In the world of finance, where headlines often celebrate the daring stock picker or the visionary fund manager, a quieter, more disciplined approach has steadily been winning the long game: passive investment. This strategy, primarily through index funds and ETFs, is not about beating the market, but about efficiently owning it. For most investors, it represents the most reliable path to building wealth.


Passive investing means buying a fund that simply holds all the securities in a particular market index, like the S&P 500. Instead of trying to outsmart everyone else, you accept the market’s average return. This might sound modest, but history shows that over decades, that average return is robust. Furthermore, most actively managed funds, despite their higher fees and promises, fail to consistently outperform their benchmark indices.


The advantages are compelling. First is cost efficiency. Passive funds have minimal trading and no expensive research teams, resulting in drastically lower fees. These saved percentages compound over time, leaving more money in your pocket. Second is transparency. You always know exactly what basket of hundreds or thousands of companies you own. Third is tax efficiency. Lower turnover within the fund typically leads to fewer taxable capital gains distributions.


Perhaps the greatest benefit, however, is the psychological freedom it offers. It removes the stress of picking individual stocks or timing the market. You are not betting on a single company or a manager’s genius; you are betting on the enduring growth of global capitalism and innovation. This allows you to avoid emotional decisions and stay committed through market cycles.
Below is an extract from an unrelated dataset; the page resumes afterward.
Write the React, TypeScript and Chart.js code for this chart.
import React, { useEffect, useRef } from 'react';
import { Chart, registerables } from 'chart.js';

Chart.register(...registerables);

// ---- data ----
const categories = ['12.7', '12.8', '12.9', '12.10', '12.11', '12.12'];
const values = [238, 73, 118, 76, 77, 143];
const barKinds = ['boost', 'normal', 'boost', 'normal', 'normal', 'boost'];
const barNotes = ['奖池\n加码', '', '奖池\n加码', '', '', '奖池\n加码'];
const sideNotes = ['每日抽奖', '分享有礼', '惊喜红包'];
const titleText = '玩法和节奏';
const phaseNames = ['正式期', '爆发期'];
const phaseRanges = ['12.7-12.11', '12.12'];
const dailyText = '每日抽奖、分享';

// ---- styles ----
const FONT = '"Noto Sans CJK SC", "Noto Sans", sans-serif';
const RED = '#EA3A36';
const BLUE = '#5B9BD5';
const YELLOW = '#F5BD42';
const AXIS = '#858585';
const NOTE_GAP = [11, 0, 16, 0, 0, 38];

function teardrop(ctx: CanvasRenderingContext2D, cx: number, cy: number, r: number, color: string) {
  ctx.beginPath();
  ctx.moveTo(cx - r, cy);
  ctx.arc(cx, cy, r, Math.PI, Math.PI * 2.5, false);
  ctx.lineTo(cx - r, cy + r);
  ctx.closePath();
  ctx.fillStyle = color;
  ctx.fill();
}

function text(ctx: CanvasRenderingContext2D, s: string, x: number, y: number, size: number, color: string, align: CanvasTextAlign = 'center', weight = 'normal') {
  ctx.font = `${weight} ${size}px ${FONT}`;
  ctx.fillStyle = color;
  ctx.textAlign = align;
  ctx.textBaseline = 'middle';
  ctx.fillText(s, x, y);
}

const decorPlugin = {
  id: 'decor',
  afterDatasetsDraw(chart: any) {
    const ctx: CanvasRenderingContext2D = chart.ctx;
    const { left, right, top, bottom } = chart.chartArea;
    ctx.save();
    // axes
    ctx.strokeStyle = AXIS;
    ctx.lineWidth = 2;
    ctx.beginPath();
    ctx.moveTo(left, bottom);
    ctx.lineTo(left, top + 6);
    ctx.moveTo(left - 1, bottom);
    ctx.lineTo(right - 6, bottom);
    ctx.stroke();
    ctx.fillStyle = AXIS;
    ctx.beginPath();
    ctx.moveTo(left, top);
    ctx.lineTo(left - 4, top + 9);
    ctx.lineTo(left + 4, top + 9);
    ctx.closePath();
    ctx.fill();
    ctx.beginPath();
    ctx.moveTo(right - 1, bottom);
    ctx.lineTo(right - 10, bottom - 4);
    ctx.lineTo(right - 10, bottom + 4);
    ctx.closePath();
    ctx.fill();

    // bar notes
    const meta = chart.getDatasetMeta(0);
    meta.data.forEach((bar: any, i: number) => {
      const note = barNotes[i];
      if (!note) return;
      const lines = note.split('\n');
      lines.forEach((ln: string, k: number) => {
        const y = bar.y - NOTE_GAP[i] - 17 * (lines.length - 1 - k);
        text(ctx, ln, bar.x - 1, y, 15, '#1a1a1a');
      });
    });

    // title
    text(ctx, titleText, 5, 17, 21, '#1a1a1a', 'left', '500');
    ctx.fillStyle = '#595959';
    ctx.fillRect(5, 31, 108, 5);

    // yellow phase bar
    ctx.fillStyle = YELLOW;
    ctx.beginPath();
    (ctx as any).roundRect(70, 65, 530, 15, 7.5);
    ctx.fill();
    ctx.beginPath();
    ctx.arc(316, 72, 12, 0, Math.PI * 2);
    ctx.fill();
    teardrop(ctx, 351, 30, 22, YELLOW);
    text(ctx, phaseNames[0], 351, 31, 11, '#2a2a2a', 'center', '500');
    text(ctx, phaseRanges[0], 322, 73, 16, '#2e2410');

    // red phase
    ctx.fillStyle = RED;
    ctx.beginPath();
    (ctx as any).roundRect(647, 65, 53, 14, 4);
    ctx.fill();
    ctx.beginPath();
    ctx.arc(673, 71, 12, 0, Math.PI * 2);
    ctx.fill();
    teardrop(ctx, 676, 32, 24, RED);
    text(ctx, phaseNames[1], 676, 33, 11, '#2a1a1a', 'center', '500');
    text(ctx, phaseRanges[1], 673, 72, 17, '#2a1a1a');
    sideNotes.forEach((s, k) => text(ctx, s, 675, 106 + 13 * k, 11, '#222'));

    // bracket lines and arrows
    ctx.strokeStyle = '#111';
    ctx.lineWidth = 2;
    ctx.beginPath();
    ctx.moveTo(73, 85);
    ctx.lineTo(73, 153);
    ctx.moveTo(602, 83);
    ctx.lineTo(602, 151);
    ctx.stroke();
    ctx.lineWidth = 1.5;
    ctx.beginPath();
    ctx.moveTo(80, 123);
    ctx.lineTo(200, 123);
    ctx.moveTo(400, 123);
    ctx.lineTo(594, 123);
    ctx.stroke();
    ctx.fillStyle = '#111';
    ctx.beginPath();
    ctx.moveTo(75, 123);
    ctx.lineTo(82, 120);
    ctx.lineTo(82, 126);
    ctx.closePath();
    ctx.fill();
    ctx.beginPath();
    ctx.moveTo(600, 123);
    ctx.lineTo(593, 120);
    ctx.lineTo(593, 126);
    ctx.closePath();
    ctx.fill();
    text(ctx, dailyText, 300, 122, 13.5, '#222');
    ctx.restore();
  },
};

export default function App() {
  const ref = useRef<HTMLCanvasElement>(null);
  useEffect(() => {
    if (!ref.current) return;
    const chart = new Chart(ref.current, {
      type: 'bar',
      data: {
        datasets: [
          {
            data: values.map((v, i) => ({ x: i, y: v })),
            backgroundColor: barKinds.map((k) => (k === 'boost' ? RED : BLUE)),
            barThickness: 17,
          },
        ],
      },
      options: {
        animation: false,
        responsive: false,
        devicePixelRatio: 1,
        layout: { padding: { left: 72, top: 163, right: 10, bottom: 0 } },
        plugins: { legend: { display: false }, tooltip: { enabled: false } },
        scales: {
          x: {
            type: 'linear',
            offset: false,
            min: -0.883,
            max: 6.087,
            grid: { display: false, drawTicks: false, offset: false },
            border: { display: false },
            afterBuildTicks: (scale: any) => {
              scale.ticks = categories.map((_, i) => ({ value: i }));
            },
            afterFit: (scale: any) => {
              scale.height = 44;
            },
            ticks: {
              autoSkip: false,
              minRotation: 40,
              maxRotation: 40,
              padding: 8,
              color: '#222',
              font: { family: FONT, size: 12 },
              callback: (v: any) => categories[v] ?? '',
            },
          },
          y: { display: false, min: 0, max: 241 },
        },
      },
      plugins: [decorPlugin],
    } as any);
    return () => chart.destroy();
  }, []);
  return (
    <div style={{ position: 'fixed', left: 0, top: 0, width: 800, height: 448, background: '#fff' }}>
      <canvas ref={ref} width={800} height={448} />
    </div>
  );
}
Passive investing is not without debate. Critics argue it reduces market diversity and can lead to over-concentration. Yet, for the individual investor seeking a straightforward, low-maintenance core for their portfolio, its merits are undeniable. It embodies a fundamental truth: in investing, consistent participation, not sporadic genius, is often the key to success. By embracing the market’s overall growth with patience and low costs, you harness a quiet power that, over time, speaks very loudly.